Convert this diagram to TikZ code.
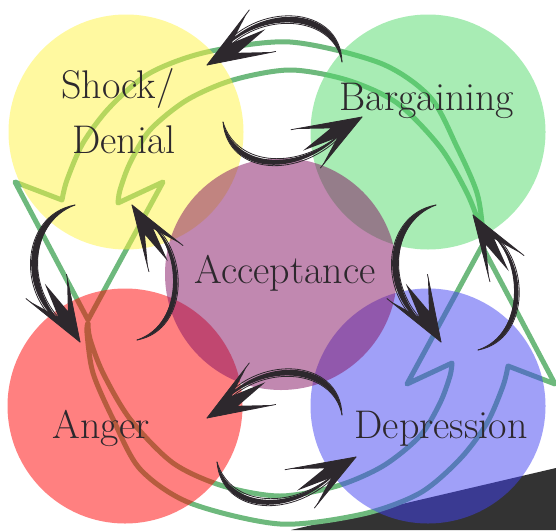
\documentclass[tikz,border=0pt]{standalone}
\usepackage{fontspec}
\usetikzlibrary{calc}
\definecolor{ycol}{RGB}{255,243,65}
\definecolor{gcol}{RGB}{81,217,105}
\definecolor{rcol}{RGB}{255,1,1}
\definecolor{bcol}{RGB}{65,65,241}
\definecolor{pcol}{RGB}{131,17,97}
\definecolor{lcol}{RGB}{110,185,125}
\definecolor{ink}{RGB}{45,40,45}
\definecolor{cornercol}{RGB}{51,51,51}

% feathered brush head: tip, barb 1, barb 2
\newcommand{\bhead}[3]{%
\coordinate (hm) at ($(#2)!0.5!(#3)$);
\coordinate (hm) at ($(#1)!1.1!(hm)$);
\fill[ink] (#1) -- (#2) -- ($(#1)!0.5!($(#2)!0.5!(hm)$)$) -- (hm)
  -- ($(#1)!0.5!($(hm)!0.5!(#3)$)$) -- (#3) -- cycle;
\draw[brushline] (#1) -- ($(#1)!1.06!(#2)$);
\draw[brushline] (#1) -- ($(#1)!1.04!(#3)$);}

% brush arrow, type A (arc over the top, head pointing left-down)
\newcommand{\brushA}[2]{%
\begin{scope}[shift={#1}]
\coordinate (#2t) at (342,62);
\coordinate (#2h) at (207,65);
\coordinate (#2b) at (247,13);
\coordinate (#2c) at (273,52);
\fill[ink] (#2t) .. controls (340,5) and (255,0) .. (215,58) .. controls (256,8) and (332,12) .. (#2t);
\draw[brushline] (#2t) .. controls (340.6,4.4) and (254.6,-0.6) .. (217,54);
\draw[brushline] (#2t) .. controls (333,14) and (258,10) .. (222,54);
\bhead{#2h}{#2b}{#2c}
\end{scope}}
% type B (arc under, head pointing right-up)
\newcommand{\brushB}[2]{%
\begin{scope}[shift={#1}]
\coordinate (#2t) at (223,122);
\coordinate (#2h) at (362,117);
\coordinate (#2b) at (295,129);
\coordinate (#2c) at (322,166);
\fill[ink] (#2t) .. controls (228,175) and (300,180) .. (345,130) .. controls (300,172) and (236,170) .. (#2t);
\draw[brushline] (#2t) .. controls (227.6,175.6) and (300.4,180.6) .. (344,133);
\draw[brushline] (#2t) .. controls (237,168) and (300,170) .. (343,132);
\bhead{#2h}{#2b}{#2c}
\end{scope}}
% type C (bulging left, head pointing right-down)
\newcommand{\brushC}[2]{%
\begin{scope}[shift={#1}]
\coordinate (#2t) at (75,205);
\coordinate (#2h) at (80,342);
\coordinate (#2b) at (29,301);
\coordinate (#2c) at (67,277);
\fill[ink] (#2t) .. controls (20,215) and (15,300) .. (70,330) .. controls (24,295) and (28,222) .. (#2t);
\draw[brushline] (#2t) .. controls (19.4,214.8) and (14.4,300.4) .. (68,330);
\draw[brushline] (#2t) .. controls (27,223) and (25,294) .. (70,328);
\bhead{#2h}{#2b}{#2c}
\end{scope}}
% type D (bulging right, head pointing left-up)
\newcommand{\brushD}[2]{%
\begin{scope}[shift={#1}]
\coordinate (#2t) at (137,340);
\coordinate (#2h) at (132,205);
\coordinate (#2b) at (148,268);
\coordinate (#2c) at (181,244);
\fill[ink] (#2t) .. controls (190,330) and (190,245) .. (143,218) .. controls (184,245) and (184,325) .. (#2t);
\draw[brushline] (#2t) .. controls (190.6,330.2) and (190.6,244.8) .. (145,219);
\draw[brushline] (#2t) .. controls (185,324) and (185,246) .. (144,219);
\bhead{#2h}{#2b}{#2c}
\end{scope}}

\begin{document}
\begin{tikzpicture}[x=1pt,y=-1pt,
  stage/.style={circle, minimum size=235pt, inner sep=0pt, fill opacity=0.5},
  lbl/.style={anchor=base, text=ink, font=\fontsize{40}{46}\selectfont, inner sep=0pt},
  cycleline/.style={draw=lcol, line width=5pt, line join=round, line cap=round},
  brushline/.style={draw=ink, line width=0.8pt, line cap=round}]
\useasboundingbox (0,0) rectangle (556,530);
\clip (0,0) rectangle (556,530);

% dark corner
\fill[cornercol] (291,530) -- (556,468) -- (556,530) -- cycle;

% green cycle arrows
\newcommand{\cyclearrow}{%
\draw[cycleline] (88,320) -- (15,182) -- (62,200)
  -- plot[smooth] coordinates {(62,200) (67,180) (83,143) (110,107) (150,73) (207,52) (290,42) (380,63) (430,97) (457,147) (477,193) (483,233) (482,243)}
  -- plot[smooth] coordinates {(482,243) (480,227) (467,193) (440,147) (397,103) (347,80) (290,70) (233,80) (187,100) (150,130) (130,163) (120,190) (118,203)}
  -- (163,182) -- cycle;}
\cyclearrow
\begin{scope}[rotate around={180:(285,283)}]
\cyclearrow
\end{scope}

% stage circles
\node[stage, fill=ycol] (shock) at (126,132) {};
\node[stage, fill=gcol] (barg) at (428,132) {};
\node[stage, fill=rcol] (anger) at (125,406) {};
\node[stage, fill=bcol] (depr) at (428,406) {};
\node[stage, fill=pcol, minimum size=232pt] (acc) at (281,274) {};

% labels
\node[lbl] (tshock) at (118,98) {Shock/};
\node[lbl] (tdenial) at (124,153) {Denial};
\node[lbl] (tbarg) at (427,110) {Bargaining};
\node[lbl] (tacc) at (285,283) {Acceptance};
\node[lbl] (tanger) at (101,438) {Anger};
\node[lbl] (tdepr) at (441,438) {Depression};

% brush arrows
\brushA{(0,0)}{p1}
\brushA{(0,353)}{p5}
\brushB{(0,0)}{p2}
\brushB{(-6,340)}{p6}
\brushC{(0,0)}{p7}
\brushC{(361,0)}{p3}
\brushD{(0,0)}{p8}
\brushD{(341,10)}{p4}
\end{tikzpicture}
\end{document}
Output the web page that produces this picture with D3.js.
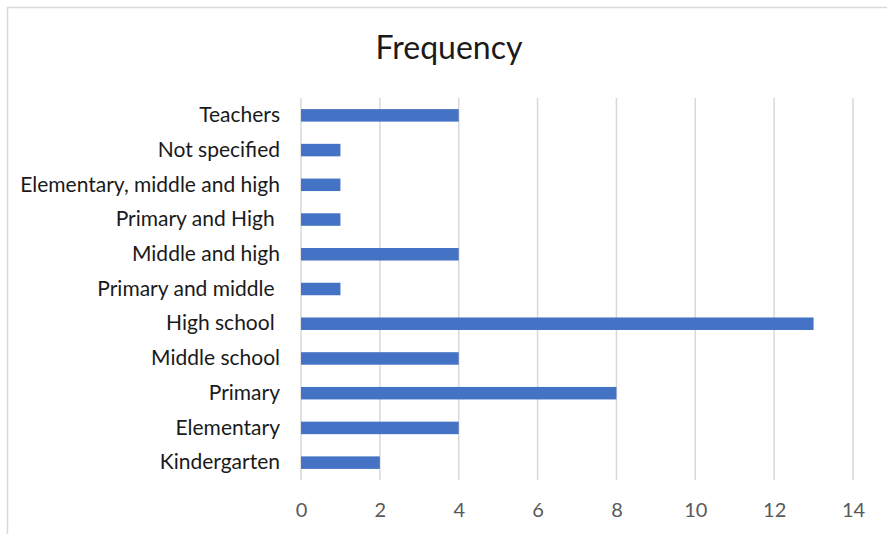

• Set exercise: Each line above is to be copied verbatim. Drop any image from the copy.

• Result:
Convert this diagram to TikZ code.
\documentclass[tikz,border=0pt]{standalone}
\usepackage{fontspec}
\usetikzlibrary{calc}
\definecolor{ycol}{RGB}{255,243,65}
\definecolor{gcol}{RGB}{81,217,105}
\definecolor{rcol}{RGB}{255,1,1}
\definecolor{bcol}{RGB}{65,65,241}
\definecolor{pcol}{RGB}{131,17,97}
\definecolor{lcol}{RGB}{110,185,125}
\definecolor{ink}{RGB}{45,40,45}
\definecolor{cornercol}{RGB}{51,51,51}

% feathered brush head: tip, barb 1, barb 2
\newcommand{\bhead}[3]{%
\coordinate (hm) at ($(#2)!0.5!(#3)$);
\coordinate (hm) at ($(#1)!1.1!(hm)$);
\fill[ink] (#1) -- (#2) -- ($(#1)!0.5!($(#2)!0.5!(hm)$)$) -- (hm)
  -- ($(#1)!0.5!($(hm)!0.5!(#3)$)$) -- (#3) -- cycle;
\draw[brushline] (#1) -- ($(#1)!1.06!(#2)$);
\draw[brushline] (#1) -- ($(#1)!1.04!(#3)$);}

% brush arrow, type A (arc over the top, head pointing left-down)
\newcommand{\brushA}[2]{%
\begin{scope}[shift={#1}]
\coordinate (#2t) at (342,62);
\coordinate (#2h) at (207,65);
\coordinate (#2b) at (247,13);
\coordinate (#2c) at (273,52);
\fill[ink] (#2t) .. controls (340,5) and (255,0) .. (215,58) .. controls (256,8) and (332,12) .. (#2t);
\draw[brushline] (#2t) .. controls (340.6,4.4) and (254.6,-0.6) .. (217,54);
\draw[brushline] (#2t) .. controls (333,14) and (258,10) .. (222,54);
\bhead{#2h}{#2b}{#2c}
\end{scope}}
% type B (arc under, head pointing right-up)
\newcommand{\brushB}[2]{%
\begin{scope}[shift={#1}]
\coordinate (#2t) at (223,122);
\coordinate (#2h) at (362,117);
\coordinate (#2b) at (295,129);
\coordinate (#2c) at (322,166);
\fill[ink] (#2t) .. controls (228,175) and (300,180) .. (345,130) .. controls (300,172) and (236,170) .. (#2t);
\draw[brushline] (#2t) .. controls (227.6,175.6) and (300.4,180.6) .. (344,133);
\draw[brushline] (#2t) .. controls (237,168) and (300,170) .. (343,132);
\bhead{#2h}{#2b}{#2c}
\end{scope}}
% type C (bulging left, head pointing right-down)
\newcommand{\brushC}[2]{%
\begin{scope}[shift={#1}]
\coordinate (#2t) at (75,205);
\coordinate (#2h) at (80,342);
\coordinate (#2b) at (29,301);
\coordinate (#2c) at (67,277);
\fill[ink] (#2t) .. controls (20,215) and (15,300) .. (70,330) .. controls (24,295) and (28,222) .. (#2t);
\draw[brushline] (#2t) .. controls (19.4,214.8) and (14.4,300.4) .. (68,330);
\draw[brushline] (#2t) .. controls (27,223) and (25,294) .. (70,328);
\bhead{#2h}{#2b}{#2c}
\end{scope}}
% type D (bulging right, head pointing left-up)
\newcommand{\brushD}[2]{%
\begin{scope}[shift={#1}]
\coordinate (#2t) at (137,340);
\coordinate (#2h) at (132,205);
\coordinate (#2b) at (148,268);
\coordinate (#2c) at (181,244);
\fill[ink] (#2t) .. controls (190,330) and (190,245) .. (143,218) .. controls (184,245) and (184,325) .. (#2t);
\draw[brushline] (#2t) .. controls (190.6,330.2) and (190.6,244.8) .. (145,219);
\draw[brushline] (#2t) .. controls (185,324) and (185,246) .. (144,219);
\bhead{#2h}{#2b}{#2c}
\end{scope}}

\begin{document}
\begin{tikzpicture}[x=1pt,y=-1pt,
  stage/.style={circle, minimum size=235pt, inner sep=0pt, fill opacity=0.5},
  lbl/.style={anchor=base, text=ink, font=\fontsize{40}{46}\selectfont, inner sep=0pt},
  cycleline/.style={draw=lcol, line width=5pt, line join=round, line cap=round},
  brushline/.style={draw=ink, line width=0.8pt, line cap=round}]
\useasboundingbox (0,0) rectangle (556,530);
\clip (0,0) rectangle (556,530);

% dark corner
\fill[cornercol] (291,530) -- (556,468) -- (556,530) -- cycle;

% green cycle arrows
\newcommand{\cyclearrow}{%
\draw[cycleline] (88,320) -- (15,182) -- (62,200)
  -- plot[smooth] coordinates {(62,200) (67,180) (83,143) (110,107) (150,73) (207,52) (290,42) (380,63) (430,97) (457,147) (477,193) (483,233) (482,243)}
  -- plot[smooth] coordinates {(482,243) (480,227) (467,193) (440,147) (397,103) (347,80) (290,70) (233,80) (187,100) (150,130) (130,163) (120,190) (118,203)}
  -- (163,182) -- cycle;}
\cyclearrow
\begin{scope}[rotate around={180:(285,283)}]
\cyclearrow
\end{scope}

% stage circles
\node[stage, fill=ycol] (shock) at (126,132) {};
\node[stage, fill=gcol] (barg) at (428,132) {};
\node[stage, fill=rcol] (anger) at (125,406) {};
\node[stage, fill=bcol] (depr) at (428,406) {};
\node[stage, fill=pcol, minimum size=232pt] (acc) at (281,274) {};

% labels
\node[lbl] (tshock) at (118,98) {Shock/};
\node[lbl] (tdenial) at (124,153) {Denial};
\node[lbl] (tbarg) at (427,110) {Bargaining};
\node[lbl] (tacc) at (285,283) {Acceptance};
\node[lbl] (tanger) at (101,438) {Anger};
\node[lbl] (tdepr) at (441,438) {Depression};

% brush arrows
\brushA{(0,0)}{p1}
\brushA{(0,353)}{p5}
\brushB{(0,0)}{p2}
\brushB{(-6,340)}{p6}
\brushC{(0,0)}{p7}
\brushC{(361,0)}{p3}
\brushD{(0,0)}{p8}
\brushD{(341,10)}{p4}
\end{tikzpicture}
\end{document}
Output the web page that produces this picture with D3.js.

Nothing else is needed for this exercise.